A common thread that runs through the current U.S. war against culture and through fascism is extreme nationalism. Already, some states have banned the teaching of anything critical of the United States. The trend is certain to grow. The whitewashing of American history is also the white washing of American history.

In this climate, a recent spate of bomb threats against historically black colleges and universities comes as no surprise, although the actors and the motives behind the threats are unknown. Ironically, black institutions of higher learning mainly were founded because white ones would not admit black students. That strategy sometimes backfired. Vice President Kamala Harris is just one of the anti-racists that have graduated from black institutions.

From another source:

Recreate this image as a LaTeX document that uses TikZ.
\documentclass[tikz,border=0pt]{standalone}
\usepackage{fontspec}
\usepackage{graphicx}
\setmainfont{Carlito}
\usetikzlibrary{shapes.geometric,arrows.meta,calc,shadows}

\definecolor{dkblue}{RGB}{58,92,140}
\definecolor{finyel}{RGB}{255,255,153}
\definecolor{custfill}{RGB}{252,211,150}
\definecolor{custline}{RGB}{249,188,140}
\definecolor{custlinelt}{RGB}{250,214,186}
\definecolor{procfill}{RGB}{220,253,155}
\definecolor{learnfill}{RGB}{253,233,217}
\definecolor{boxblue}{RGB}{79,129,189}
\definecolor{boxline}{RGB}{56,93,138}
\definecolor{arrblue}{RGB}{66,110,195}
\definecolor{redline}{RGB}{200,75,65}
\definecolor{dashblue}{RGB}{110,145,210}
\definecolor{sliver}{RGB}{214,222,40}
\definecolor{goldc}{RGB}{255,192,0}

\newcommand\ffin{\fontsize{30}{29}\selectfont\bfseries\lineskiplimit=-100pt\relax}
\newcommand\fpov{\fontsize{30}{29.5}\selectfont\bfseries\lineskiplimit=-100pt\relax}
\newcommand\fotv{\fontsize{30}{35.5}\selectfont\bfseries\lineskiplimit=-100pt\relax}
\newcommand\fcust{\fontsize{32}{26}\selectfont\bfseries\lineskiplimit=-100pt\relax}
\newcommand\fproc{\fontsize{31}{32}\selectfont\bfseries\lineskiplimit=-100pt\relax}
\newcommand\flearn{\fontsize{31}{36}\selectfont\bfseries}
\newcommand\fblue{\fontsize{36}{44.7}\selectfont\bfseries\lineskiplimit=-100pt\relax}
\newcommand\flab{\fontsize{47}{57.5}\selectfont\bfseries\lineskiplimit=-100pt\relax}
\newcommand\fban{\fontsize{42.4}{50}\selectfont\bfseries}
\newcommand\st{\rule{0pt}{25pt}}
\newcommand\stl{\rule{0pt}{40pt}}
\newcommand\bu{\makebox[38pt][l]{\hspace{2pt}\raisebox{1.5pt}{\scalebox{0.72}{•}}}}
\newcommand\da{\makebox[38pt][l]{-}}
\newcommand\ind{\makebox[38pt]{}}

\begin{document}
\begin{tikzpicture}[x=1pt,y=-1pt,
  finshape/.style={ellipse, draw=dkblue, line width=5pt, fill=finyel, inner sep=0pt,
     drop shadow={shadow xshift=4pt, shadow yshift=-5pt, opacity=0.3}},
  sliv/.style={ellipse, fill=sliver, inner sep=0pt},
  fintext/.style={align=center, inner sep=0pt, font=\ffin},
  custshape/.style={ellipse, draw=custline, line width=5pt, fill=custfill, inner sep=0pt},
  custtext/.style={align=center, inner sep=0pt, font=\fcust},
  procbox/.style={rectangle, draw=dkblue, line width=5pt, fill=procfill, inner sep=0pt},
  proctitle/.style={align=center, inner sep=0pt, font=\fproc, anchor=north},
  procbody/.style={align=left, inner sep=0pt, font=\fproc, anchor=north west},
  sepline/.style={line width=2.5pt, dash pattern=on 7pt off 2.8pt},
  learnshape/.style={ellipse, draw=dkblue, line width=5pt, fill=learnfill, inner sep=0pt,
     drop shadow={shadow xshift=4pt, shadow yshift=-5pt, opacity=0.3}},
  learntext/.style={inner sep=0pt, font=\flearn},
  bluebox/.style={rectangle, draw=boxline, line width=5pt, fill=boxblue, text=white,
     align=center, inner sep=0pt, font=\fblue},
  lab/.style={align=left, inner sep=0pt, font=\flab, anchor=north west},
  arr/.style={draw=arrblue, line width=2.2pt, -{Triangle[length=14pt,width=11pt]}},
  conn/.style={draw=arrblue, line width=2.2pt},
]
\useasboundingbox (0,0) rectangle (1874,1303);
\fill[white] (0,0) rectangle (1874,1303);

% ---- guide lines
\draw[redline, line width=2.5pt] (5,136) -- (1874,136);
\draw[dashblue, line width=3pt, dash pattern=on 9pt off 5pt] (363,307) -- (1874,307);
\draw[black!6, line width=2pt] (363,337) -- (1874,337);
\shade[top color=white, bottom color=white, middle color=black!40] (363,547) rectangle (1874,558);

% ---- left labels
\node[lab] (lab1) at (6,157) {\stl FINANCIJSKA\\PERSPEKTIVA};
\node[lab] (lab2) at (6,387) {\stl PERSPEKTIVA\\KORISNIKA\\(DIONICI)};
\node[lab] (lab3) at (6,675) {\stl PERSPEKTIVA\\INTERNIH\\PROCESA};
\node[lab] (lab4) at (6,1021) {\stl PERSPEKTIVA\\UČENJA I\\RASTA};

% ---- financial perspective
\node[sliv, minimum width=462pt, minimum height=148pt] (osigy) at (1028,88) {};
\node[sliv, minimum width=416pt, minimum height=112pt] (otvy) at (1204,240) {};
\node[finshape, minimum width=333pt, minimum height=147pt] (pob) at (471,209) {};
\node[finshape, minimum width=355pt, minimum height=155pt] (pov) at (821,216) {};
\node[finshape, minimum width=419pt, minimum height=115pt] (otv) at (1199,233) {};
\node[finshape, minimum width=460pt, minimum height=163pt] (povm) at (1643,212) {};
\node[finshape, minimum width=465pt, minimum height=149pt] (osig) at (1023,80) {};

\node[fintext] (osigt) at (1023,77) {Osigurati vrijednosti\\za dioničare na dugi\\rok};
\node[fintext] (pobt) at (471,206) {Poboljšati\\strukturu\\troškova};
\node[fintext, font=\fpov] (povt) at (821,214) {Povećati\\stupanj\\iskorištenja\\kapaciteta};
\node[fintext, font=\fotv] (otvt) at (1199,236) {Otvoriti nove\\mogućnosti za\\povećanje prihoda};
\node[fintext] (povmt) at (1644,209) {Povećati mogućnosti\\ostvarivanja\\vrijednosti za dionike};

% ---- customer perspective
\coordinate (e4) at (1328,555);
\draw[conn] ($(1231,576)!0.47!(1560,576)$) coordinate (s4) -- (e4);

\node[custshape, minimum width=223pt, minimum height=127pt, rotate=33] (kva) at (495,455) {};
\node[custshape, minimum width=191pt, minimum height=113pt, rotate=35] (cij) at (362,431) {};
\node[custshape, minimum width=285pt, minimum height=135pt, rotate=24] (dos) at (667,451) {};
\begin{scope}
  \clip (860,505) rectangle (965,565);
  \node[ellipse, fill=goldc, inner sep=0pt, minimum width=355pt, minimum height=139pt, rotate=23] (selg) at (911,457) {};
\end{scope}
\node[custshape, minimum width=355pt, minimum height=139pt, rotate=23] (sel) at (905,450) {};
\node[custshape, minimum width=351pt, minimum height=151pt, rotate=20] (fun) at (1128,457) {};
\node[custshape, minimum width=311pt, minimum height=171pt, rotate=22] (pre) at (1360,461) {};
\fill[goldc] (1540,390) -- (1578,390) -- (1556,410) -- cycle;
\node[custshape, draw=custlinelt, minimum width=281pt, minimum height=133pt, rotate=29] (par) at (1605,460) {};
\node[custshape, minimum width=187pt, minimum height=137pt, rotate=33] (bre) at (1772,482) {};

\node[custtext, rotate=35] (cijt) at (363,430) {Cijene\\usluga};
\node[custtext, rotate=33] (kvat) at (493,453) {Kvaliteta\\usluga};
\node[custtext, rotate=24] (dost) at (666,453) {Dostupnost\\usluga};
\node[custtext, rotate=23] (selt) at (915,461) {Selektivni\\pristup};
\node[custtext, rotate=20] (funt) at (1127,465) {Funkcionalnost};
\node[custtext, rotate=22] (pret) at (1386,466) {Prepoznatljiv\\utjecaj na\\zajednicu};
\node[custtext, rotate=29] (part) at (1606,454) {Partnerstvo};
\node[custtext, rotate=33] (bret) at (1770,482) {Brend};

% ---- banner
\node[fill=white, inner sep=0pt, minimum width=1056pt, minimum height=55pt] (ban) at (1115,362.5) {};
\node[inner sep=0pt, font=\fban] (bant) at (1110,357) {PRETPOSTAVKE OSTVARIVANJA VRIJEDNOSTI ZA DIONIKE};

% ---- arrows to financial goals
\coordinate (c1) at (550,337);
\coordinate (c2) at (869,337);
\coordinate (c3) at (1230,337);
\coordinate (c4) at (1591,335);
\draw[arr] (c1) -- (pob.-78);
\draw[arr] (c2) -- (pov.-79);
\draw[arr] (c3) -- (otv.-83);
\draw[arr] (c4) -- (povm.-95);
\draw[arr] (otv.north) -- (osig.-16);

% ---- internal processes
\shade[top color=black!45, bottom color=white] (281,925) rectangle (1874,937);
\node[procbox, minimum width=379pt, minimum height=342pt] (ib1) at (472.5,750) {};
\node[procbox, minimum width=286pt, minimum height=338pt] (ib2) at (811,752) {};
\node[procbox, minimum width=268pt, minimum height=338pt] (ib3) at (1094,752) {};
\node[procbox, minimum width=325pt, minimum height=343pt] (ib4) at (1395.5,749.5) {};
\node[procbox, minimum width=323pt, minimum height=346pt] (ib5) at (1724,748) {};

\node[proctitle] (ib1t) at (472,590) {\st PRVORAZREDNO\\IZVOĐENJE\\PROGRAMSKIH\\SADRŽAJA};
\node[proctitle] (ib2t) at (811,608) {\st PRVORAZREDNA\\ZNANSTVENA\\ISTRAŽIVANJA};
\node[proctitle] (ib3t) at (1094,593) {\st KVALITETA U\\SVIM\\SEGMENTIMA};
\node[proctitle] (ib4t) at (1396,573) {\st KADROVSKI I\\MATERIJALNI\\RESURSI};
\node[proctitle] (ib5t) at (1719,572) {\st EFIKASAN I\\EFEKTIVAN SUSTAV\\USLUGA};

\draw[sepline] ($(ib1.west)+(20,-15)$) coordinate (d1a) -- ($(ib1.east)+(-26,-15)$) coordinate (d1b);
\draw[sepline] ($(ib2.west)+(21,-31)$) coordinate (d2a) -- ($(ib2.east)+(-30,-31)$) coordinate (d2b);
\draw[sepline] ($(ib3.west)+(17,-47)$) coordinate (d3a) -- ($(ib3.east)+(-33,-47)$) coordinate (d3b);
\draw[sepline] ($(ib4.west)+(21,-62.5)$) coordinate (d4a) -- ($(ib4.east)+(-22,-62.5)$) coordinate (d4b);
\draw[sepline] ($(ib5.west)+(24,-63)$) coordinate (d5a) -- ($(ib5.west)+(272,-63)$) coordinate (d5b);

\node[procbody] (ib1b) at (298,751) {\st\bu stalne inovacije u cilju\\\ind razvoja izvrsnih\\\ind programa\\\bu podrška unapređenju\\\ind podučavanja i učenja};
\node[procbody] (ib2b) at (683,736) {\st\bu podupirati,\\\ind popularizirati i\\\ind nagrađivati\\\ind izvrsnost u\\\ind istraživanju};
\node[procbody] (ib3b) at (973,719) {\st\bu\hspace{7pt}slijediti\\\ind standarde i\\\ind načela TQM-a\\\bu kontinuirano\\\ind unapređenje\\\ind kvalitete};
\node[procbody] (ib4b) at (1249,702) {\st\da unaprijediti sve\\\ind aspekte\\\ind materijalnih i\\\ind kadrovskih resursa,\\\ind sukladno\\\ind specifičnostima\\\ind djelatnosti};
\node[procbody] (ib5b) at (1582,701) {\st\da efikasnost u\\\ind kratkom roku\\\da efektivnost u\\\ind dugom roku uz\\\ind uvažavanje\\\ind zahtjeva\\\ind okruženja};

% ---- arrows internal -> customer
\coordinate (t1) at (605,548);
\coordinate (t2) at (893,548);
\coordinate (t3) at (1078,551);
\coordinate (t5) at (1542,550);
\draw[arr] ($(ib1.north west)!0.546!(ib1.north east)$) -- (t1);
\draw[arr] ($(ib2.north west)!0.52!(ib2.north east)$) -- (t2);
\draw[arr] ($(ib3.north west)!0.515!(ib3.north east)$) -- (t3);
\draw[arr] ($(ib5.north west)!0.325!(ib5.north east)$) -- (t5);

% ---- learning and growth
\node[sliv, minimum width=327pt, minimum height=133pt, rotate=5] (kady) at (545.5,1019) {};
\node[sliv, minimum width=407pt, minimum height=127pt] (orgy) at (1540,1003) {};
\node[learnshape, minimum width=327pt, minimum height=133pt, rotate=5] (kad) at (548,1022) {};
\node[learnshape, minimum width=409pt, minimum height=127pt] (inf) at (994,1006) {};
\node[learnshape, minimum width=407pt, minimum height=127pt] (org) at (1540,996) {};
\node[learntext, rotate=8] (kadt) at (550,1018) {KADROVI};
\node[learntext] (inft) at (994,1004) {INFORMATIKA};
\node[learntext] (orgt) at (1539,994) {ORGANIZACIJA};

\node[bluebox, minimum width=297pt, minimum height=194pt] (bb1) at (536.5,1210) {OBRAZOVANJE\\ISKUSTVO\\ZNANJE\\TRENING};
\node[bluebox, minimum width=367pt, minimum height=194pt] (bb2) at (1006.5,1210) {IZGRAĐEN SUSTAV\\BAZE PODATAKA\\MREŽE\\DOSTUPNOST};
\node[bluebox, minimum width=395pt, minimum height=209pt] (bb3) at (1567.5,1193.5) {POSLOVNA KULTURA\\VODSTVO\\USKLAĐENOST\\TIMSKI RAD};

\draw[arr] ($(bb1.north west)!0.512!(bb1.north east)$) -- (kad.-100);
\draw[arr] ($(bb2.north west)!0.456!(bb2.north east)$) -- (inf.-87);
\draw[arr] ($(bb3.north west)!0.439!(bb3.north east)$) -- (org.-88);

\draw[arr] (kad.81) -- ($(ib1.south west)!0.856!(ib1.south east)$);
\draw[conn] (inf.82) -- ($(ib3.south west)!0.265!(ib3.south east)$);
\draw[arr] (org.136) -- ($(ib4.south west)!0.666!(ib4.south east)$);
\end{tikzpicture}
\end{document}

Perhaps a scheme to maintain the color line by now has become so inconvenient for racists that some of them have decided to launch a campaign of terrorist threats to disrupt the institutions that racism made necessary.

The title of Orwell’s book about a fascist dystopia, published in 1949, is ‘1984’. That was the middle of the Reagan administration, which epitomized what in 1980 the social scientist Bertram Gross called “friendly fascism.” Subsequent Republican leaders became increasingly fascist and decreasingly friendly. The Trump presidency and its ongoing aftermath marked a transition to peak hostility and full fascism.

We can turn back the fascist tide but first we must recognize it and call it by its name. No more euphemisms like “conservative.” We are faced not with the philosophy of Edmund Burke but the reality of violent anti-democratic fascism striving to preclude a multiracial and multi-ethnic society through hook, crook, and gun. No more namby-pamby talk and action. Paraphrasing Winston Churchill on British resistance to the Germans during World War II, on every front the fascists come we shall fight them.